This has been the fourth warmest year in history. Heat waves and droughts have decimated crops in Europe. The state of California has once again been devastated by fires, and tens of people died in Japan as a result of sweltering heat. Climate change has contributed to make the rainforest more vulnerable to fire, and we have seen the lungs of the Earth, the Amazon rainforest, up in flames.
This is the new reality. We are witnessing the impacts of droughts and unusually high temperatures across the world. We have seen these scenarios in São Paulo, Sidney and Cape Town, where water reserves reached historically low levels, raising some questions about the security of the urban water supply.
In fact, according to the Global Risks Report by the World Economic Forum, water has been one of the five main risks for the past seven years. If we take a close look at the main future threats at the global level, most of them are related to water.
Serious Games allow employees to be trained in safe environments using Virtual Reality.
Water scarcity will continue to affect global supply chains, stressing geopolitical relations and increasing the pressures on the poorest people in the world. Therefore, in our society, resiliency — both in terms of economic growth and of human security — must be approached from a water perspective.
Although other global risks have reached a peak point and then decreased, the water challenge has remained constant over time. Dealing with this problem requires collaboration across sectors and a widespread change, in order the assign a greater value to water.
It is now broadly accepted that a 'business as usual' approach cannot address global water challenges, and our current strategies will not quench the world's thirst indefinitely. Particularly, once the population reaches 10 billion people in the coming decades.
Problems such as lack of access, fragmentation, and low quality information constrain decision makers
A key challenge is to obtain a complete and updated picture of the supply and the demand, to understand the needs and expectations of all stakeholders. Too often, problems such as lack of access, fragmentation, and low quality information constrain decision makers.
Thanks to the use of new technologies, such as the analysis of satellite images, we can have a more comprehensive view of the water situation across the world. For example, in 2021, the Surface Water and Ocean Topography mission, a joint mission of NASA and France, will use radar technology to provide the first global survey of Earth's surface water, measuring how water bodies change over time.
In the agricultural sector, the use of smart sensors, together with field images by drones and artificial intelligence, allow interpreting data and modelling a temperature map of the crop area, to ensure water is used optimally.
The technologies of the fourth industrial revolution, combined with new forms of public-private collaboration, can help industry, government and civil society decision makers to balance the trade-offs, identify common priorities and make smarter investment decisions.
Governments have an obligation to facilitate the development of emergent water technologies, staying at the core of the water innovation agenda instead of depending only on new companies, startups and investors. Moreover, they must guarantee that these technologies are developed in a responsible manner.
It is urgent and necessary to foster a strong innovation and cooperation culture, so that the world water community can take full advantage of the fourth industrial revolution.

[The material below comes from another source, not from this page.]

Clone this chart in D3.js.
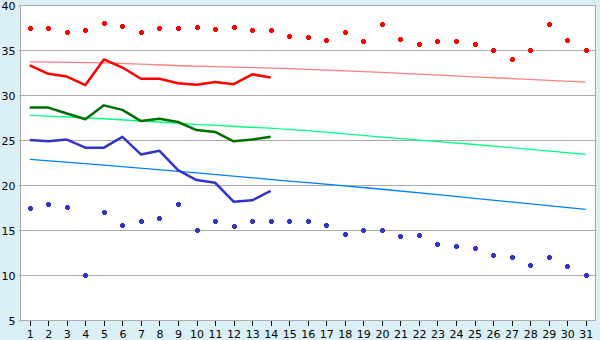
<!DOCTYPE html>
<html>
<head>
<meta charset="utf-8">
<script src="https://cdn.jsdelivr.net/npm/d3@7"></script>
<style>
  body { margin: 0; background: #daf0f6; }
  text { font-family: "DejaVu Sans", Verdana, sans-serif; font-size: 11px; fill: #000; }
</style>
</head>
<body>
<svg id="chart" width="600" height="340"></svg>
<script>
// categories
var days = d3.range(1, 32);
var yTicks = [5, 10, 15, 20, 25, 30, 35, 40];

// scatter series
var redPoints = [37.4, 37.4, 37.0, 37.2, 38.0, 37.7, 37.0, 37.4, 37.4, 37.55,
                 37.3, 37.5, 37.2, 37.2, 36.6, 36.4, 36.1, 37.0, 36.0, 37.85,
                 36.2, 35.7, 36.0, 36.0, 35.7, 35.0, 34.0, 35.0, 37.85, 36.1, 35.0];
var bluePoints = [17.4, 17.85, 17.6, 10.0, 16.95, 15.6, 15.95, 16.3, 17.85, 15.0,
                  15.95, 15.4, 15.95, 16.05, 15.95, 15.95, 15.6, 14.6, 14.95, 14.95,
                  14.3, 14.4, 13.4, 13.2, 12.95, 12.2, 11.95, 11.1, 11.95, 10.95, 10.0];

// lines, first 14 days
var redLine = [33.3, 32.35, 32.05, 31.1, 33.95, 33.05, 31.8, 31.8, 31.3, 31.15,
               31.45, 31.2, 32.3, 31.95];
var greenLine = [28.6, 28.6, 27.95, 27.3, 28.85, 28.35, 27.1, 27.35, 27.0, 26.1,
                 25.9, 24.85, 25.05, 25.35];
var blueLine = [25.0, 24.85, 25.05, 24.15, 24.15, 25.35, 23.4, 23.8, 21.65, 20.55,
                20.25, 18.15, 18.3, 19.35];

// trend lines
var trendDays = [1, 5, 10, 15, 20, 25, 31];
var redTrend = [33.67, 33.56, 33.2, 32.94, 32.52, 32.02, 31.44];
var greenTrend = [27.74, 27.36, 26.74, 26.17, 25.33, 24.5, 23.41];
var blueTrend = [22.85, 22.2, 21.34, 20.44, 19.53, 18.52, 17.3];

var svg = d3.select("#chart");
var plotLeft = 20.5, plotRight = 595, plotTop = 5, plotBottom = 320;

// plot background
svg.append("rect")
    .attr("x", plotLeft).attr("y", plotTop)
    .attr("width", plotRight - plotLeft).attr("height", plotBottom - plotTop)
    .attr("fill", "#fff");

var x = d3.scaleLinear().domain([0.5, 31.5]).range([plotLeft, plotRight]);
var y = d3.scaleLinear().domain([5, 40]).range([plotBottom, plotTop]);

// gridlines
svg.append("g").selectAll("line")
    .data(yTicks)
    .enter().append("line")
    .attr("x1", plotLeft).attr("x2", plotRight)
    .attr("y1", function(d) { return Math.round(y(d)) + 0.5; })
    .attr("y2", function(d) { return Math.round(y(d)) + 0.5; })
    .attr("stroke", "#aaa");

// frame (left + right)
svg.append("line").attr("x1", plotLeft).attr("x2", plotLeft).attr("y1", plotTop).attr("y2", plotBottom + 0.5)
    .attr("stroke", "#aaa");
svg.append("line").attr("x1", plotRight + 0.5).attr("x2", plotRight + 0.5).attr("y1", plotTop).attr("y2", plotBottom + 0.5)
    .attr("stroke", "#aaa");

// y axis
var yAxis = svg.append("g")
    .attr("transform", "translate(" + plotLeft + ",0.5)")
    .call(d3.axisLeft(y).tickValues(yTicks).tickSize(2).tickPadding(3));
yAxis.select(".domain").remove();
yAxis.selectAll("line").attr("stroke", "#aaa");
yAxis.selectAll("text").attr("font-size", 11);

// x axis
var xAxis = svg.append("g")
    .attr("transform", "translate(0," + (plotBottom + 0.5) + ")")
    .call(d3.axisBottom(x).tickValues(days).tickFormat(d3.format("d")).tickSize(5).tickPadding(5));
xAxis.select(".domain").attr("stroke", "#aaa").attr("d", "M" + plotLeft + ",0H" + (plotRight + 0.5));
xAxis.selectAll("line").attr("stroke", "#000").attr("shape-rendering", "crispEdges");
xAxis.selectAll("text").attr("font-size", 10.5);

// trend lines
var trendLine = d3.line()
    .x(function(d, i) { return x(trendDays[i]); })
    .y(function(d) { return y(d); })
    .curve(d3.curveMonotoneX);

[[redTrend, "#ff8080"], [greenTrend, "#00ff80"], [blueTrend, "#0080ff"]].forEach(function(t) {
    svg.append("path")
        .attr("d", trendLine(t[0]))
        .attr("fill", "none")
        .attr("stroke", t[1])
        .attr("stroke-width", 1.3);
});

// thick lines
var line = d3.line()
    .x(function(d, i) { return x(days[i]); })
    .y(function(d) { return y(d); });

[[redLine, "#ff0000"], [greenLine, "#006e00"], [blueLine, "#3333cc"]].forEach(function(l) {
    svg.append("path")
        .attr("d", line(l[0]))
        .attr("fill", "none")
        .attr("stroke", l[1])
        .attr("stroke-width", 2.5)
        .attr("stroke-linejoin", "round");
});

// markers: small chunky plus
var marker = "M-1.5,-2.5h3v1h1v3h-1v1h-3v-1h-1v-3h1z";
[[redPoints, "#ff0000"], [bluePoints, "#3333cc"]].forEach(function(p) {
    svg.append("g").selectAll("path")
        .data(p[0])
        .enter().append("path")
        .attr("d", marker)
        .attr("shape-rendering", "crispEdges")
        .attr("transform", function(d, i) {
            return "translate(" + (Math.round(x(days[i])) + 0.5) + "," + (Math.round(y(d)) + 0.5) + ")";
        })
        .attr("fill", p[1]);
});
</script>
</body>
</html>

Technology currently allows us to monitor the performance of facilities in real time.
Digital technology is transforming traditional water systems, improving mainly operational efficiency. The new solutions under development to manage systems in a centralised way, saving time and resources, include from remote smart leak detection to the use of virtual and augmented reality for field assistance and training.
In addition, the change towards hybrid water treatment systems is helping expand services. These systems are possible thanks to promising technologies that include the Internet of Things (IoT) and artificial intelligence for remote and real time monitoring of the system's performance.
This way, remote sensing and blockchain can radically improve the transparency of resource availability, use and quality problems. Since the precision and volume of public data is greater, technology allows addressing information asymmetries and safer decision making at all levels of society.
Furthermore, technology has the power of interrupting and re-imagining the intensive water supply chains, thus helping companies and investors understand and quantify the risks and opportunities involved.
Thanks to the use of new technologies, such as the analysis of satellite images, we can have a more comprehensive view of the water situation across the world
Even though the first to use digital technology will benefit from enhanced operational efficiency in their own value chain, as well as position themselves as leaders for those coming afterwards, only 23% of European water companies consider the digital transformation a high strategic priority, and being a frontrunner an objective, whereas most of them, 60%, prefer to adopt a follower approach.
Implementing technology in a way that creates value is as important as starting the digital journey. Many of these utilities are working with legacy systems and ask themselves: Do I need to replace everything? How much will it cost? It is important to adopt a client-centered approach. The point is to create value, not just to present things which are technologically brilliant.